Of course there will need to be common sense practices to accompany this. Irrigation water will be delivered through pipes rather than canals - the less evaporation the better. Steps must be taken to ensure that land degradation from salinity and inappropriate crops is minimised. It is also possible that farms in these areas would be covered to reduce transpiration from the crops and minimise insecticide usage.

One concern would be the output of brine from the desalination process. This is something that people have questioned for a while since large scale desalination plants first became operational. Would the brine create a high-salt, low oxygen dead zone around the outfall pipes, killing sealife?
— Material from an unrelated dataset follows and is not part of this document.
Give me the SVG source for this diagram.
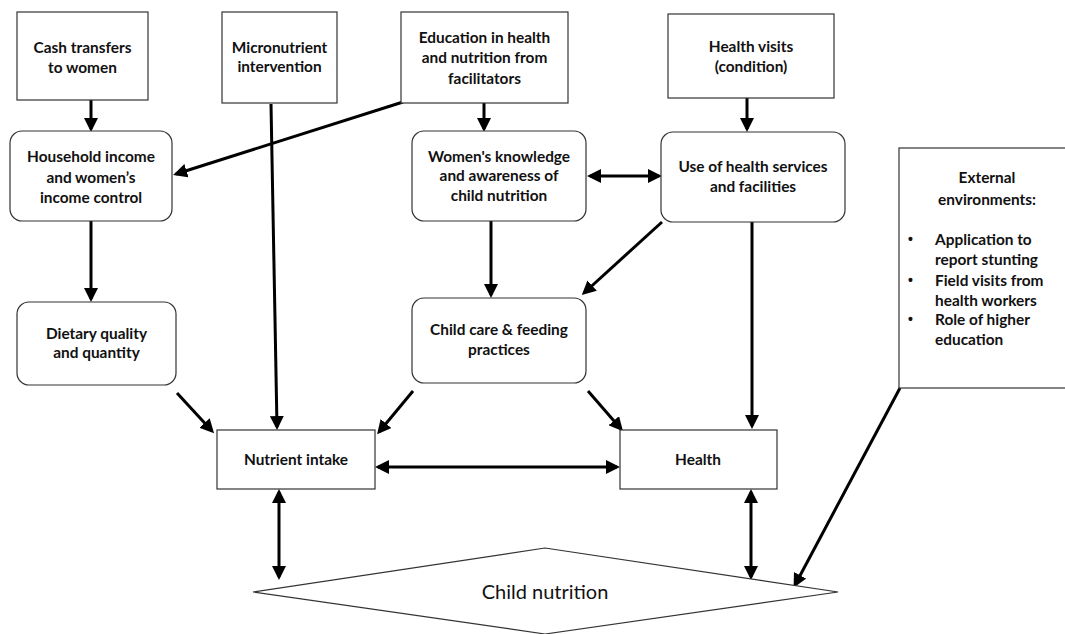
<svg xmlns="http://www.w3.org/2000/svg" width="1065" height="634" viewBox="0 0 1065 634">
<style>
.box{fill:#fff;stroke:#333;stroke-width:1.2}
.t{font-family:Lato,"Liberation Sans",sans-serif;font-weight:bold;font-size:15.4px;fill:#111;text-anchor:middle}
.tl{font-family:Lato,"Liberation Sans",sans-serif;font-weight:bold;font-size:15.4px;fill:#111}
.b{font-family:"Liberation Sans",sans-serif;font-weight:bold;font-size:14px;fill:#111}
.c{stroke:#000;stroke-width:3;fill:none}
.a{marker-end:url(#ah)}
.d{marker-start:url(#ah);marker-end:url(#ah)}
</style>
<defs>
<marker id="ah" markerUnits="userSpaceOnUse" markerWidth="14" markerHeight="14" refX="11" refY="7" orient="auto-start-reverse" viewBox="0 0 14 14">
<path d="M0,0 L14,7 L0,14 z" fill="#000"/>
</marker>
</defs>
<rect width="1065" height="634" fill="#fff"/>
<g id="connectors">
<line class="c a" x1="91" y1="100" x2="91" y2="129"/>
<line class="c a" x1="271" y1="104" x2="277" y2="427"/>
<line class="c a" x1="403" y1="102" x2="176" y2="174"/>
<line class="c a" x1="484" y1="103" x2="484" y2="129"/>
<line class="c d" x1="590" y1="176" x2="659" y2="176"/>
<line class="c a" x1="747" y1="98" x2="747" y2="129"/>
<line class="c a" x1="91" y1="221" x2="91" y2="299"/>
<line class="c a" x1="491" y1="221" x2="491" y2="295"/>
<line class="c a" x1="662" y1="222" x2="584" y2="293"/>
<line class="c a" x1="752" y1="222" x2="752" y2="426"/>
<line class="c a" x1="177" y1="393" x2="212" y2="431"/>
<line class="c a" x1="413" y1="391" x2="379" y2="432"/>
<line class="c a" x1="588" y1="391" x2="621" y2="429"/>
<line class="c d" x1="378" y1="467" x2="617" y2="467"/>
<line class="c d" x1="279" y1="492" x2="279" y2="577"/>
<line class="c d" x1="751" y1="492" x2="751" y2="577"/>
<line class="c a" x1="900" y1="388" x2="795" y2="585"/>
</g>
<g id="cash"><rect class="box" x="17" y="12" width="131" height="88"/>
<text class="t" x="82.5" y="53">Cash transfers</text><text class="t" x="82.5" y="73">to women</text></g>
<g id="micro"><rect class="box" x="222" y="12" width="115" height="91"/>
<text class="t" x="279.5" y="53">Micronutrient</text><text class="t" x="279.5" y="72">intervention</text></g>
<g id="education"><rect class="box" x="401" y="12" width="167" height="91"/>
<text class="t" x="484.5" y="43">Education in health</text><text class="t" x="484.5" y="63">and nutrition from</text><text class="t" x="484.5" y="84">facilitators</text></g>
<g id="visits"><rect class="box" x="668" y="14" width="166" height="84"/>
<text class="t" x="751" y="52">Health visits</text><text class="t" x="751" y="72">(condition)</text></g>
<g id="household"><rect class="box" x="10" y="131" width="162" height="90" rx="12"/>
<text class="t" x="91" y="162">Household income</text><text class="t" x="91" y="183">and women’s</text><text class="t" x="91" y="203">income control</text></g>
<g id="knowledge"><rect class="box" x="412" y="131" width="174" height="90" rx="12"/>
<text class="t" x="499" y="162">Women's knowledge</text><text class="t" x="499" y="181">and awareness of</text><text class="t" x="499" y="201">child nutrition</text></g>
<g id="services"><rect class="box" x="661" y="132" width="184" height="90" rx="12"/>
<text class="t" x="753" y="172">Use of health services</text><text class="t" x="753" y="192">and facilities</text></g>
<g id="dietary"><rect class="box" x="17" y="302" width="159" height="83" rx="12"/>
<text class="t" x="96.5" y="339">Dietary quality</text><text class="t" x="96.5" y="358">and quantity</text></g>
<g id="childcare"><rect class="box" x="412" y="298" width="174" height="85" rx="12"/>
<text class="t" x="499" y="335">Child care &amp; feeding</text><text class="t" x="499" y="355">practices</text></g>
<g id="external"><rect class="box" x="899" y="148" width="170" height="240"/>
<text class="t" x="987" y="183">External</text><text class="t" x="987" y="205">environments:</text>
<text class="b" x="908" y="244">•</text><text class="tl" x="935" y="245">Application to</text>
<text class="tl" x="935" y="265">report stunting</text>
<text class="b" x="908" y="285">•</text><text class="tl" x="935" y="286">Field visits from</text>
<text class="tl" x="935" y="306">health workers</text>
<text class="b" x="908" y="324">•</text><text class="tl" x="935" y="325">Role of higher</text>
<text class="tl" x="935" y="345">education</text></g>
<g id="nutrient"><rect class="box" x="217" y="430" width="158" height="59"/>
<text class="t" x="296" y="465">Nutrient intake</text></g>
<g id="health"><rect class="box" x="620" y="430" width="157" height="59"/>
<text class="t" x="698" y="465">Health</text></g>
<g id="childnutrition"><polygon class="box" points="545,548 838,592 545,634 253,592"/>
<text class="t" x="545" y="599" style="font-size:20px;font-weight:normal">Child nutrition</text></g>
</svg>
What needs to be kept in mind here are two things. The first is the proportion of water used compared to the amount of water in the world's oceans. The second is the Water Cycle.

The amount of water in the sea is staggering. Compare the amount of water in the world's oceans to the amount of water humans need to survive and the result is, very, very, very large. If humans desalinated all their water needs, the impact it would have on the world's oceans is minimal. The outlet pipes of desalination plants do not release enough brine to poison the ocean - the brine mixes in with normal seawater and moves via currents and wind. The only concern would be if water from an enclosed salty body of water is desalinated - these would include the Dead Sea, the Aral Sea and the Caspian Sea.

The water cycle is also important here. Water, when used, doesn't disappear. Consuming water doesn't destroy it, it just changes form. The water we drink for our bodies to live is matched by the amount of water our bodies produce - sweating, urination, defecation and evaporated water from breathing. In the same way, water used in agriculture is exchanged - transpiration from plants and an increase in groundwater will occur from irrigation. In all these cases, the water we consume eventually makes its way back into the atmosphere and into the ocean.

The cost of creating a network of desalinated agriculture of the sort I have described above will be huge. The cost of building Kurnell was $1.8 Billion. The cost of building my proposal is likely to be over $1 Trillion. But over a build period of, say, 20-30 years, the costs will be manageable and affordable when compared the Australia's annual GDP (which is around $1.4 Trillion today).

In my 2008 article I mentioned the following:

"While spending 5-6 months in drought-stricken country NSW in 2006, I asked a number of farmers about water supply. "Would you", I asked, "be prepared to pay premium prices for water if its supply can be 100% guaranteed?" They all said yes."

I still believe that this is the case today.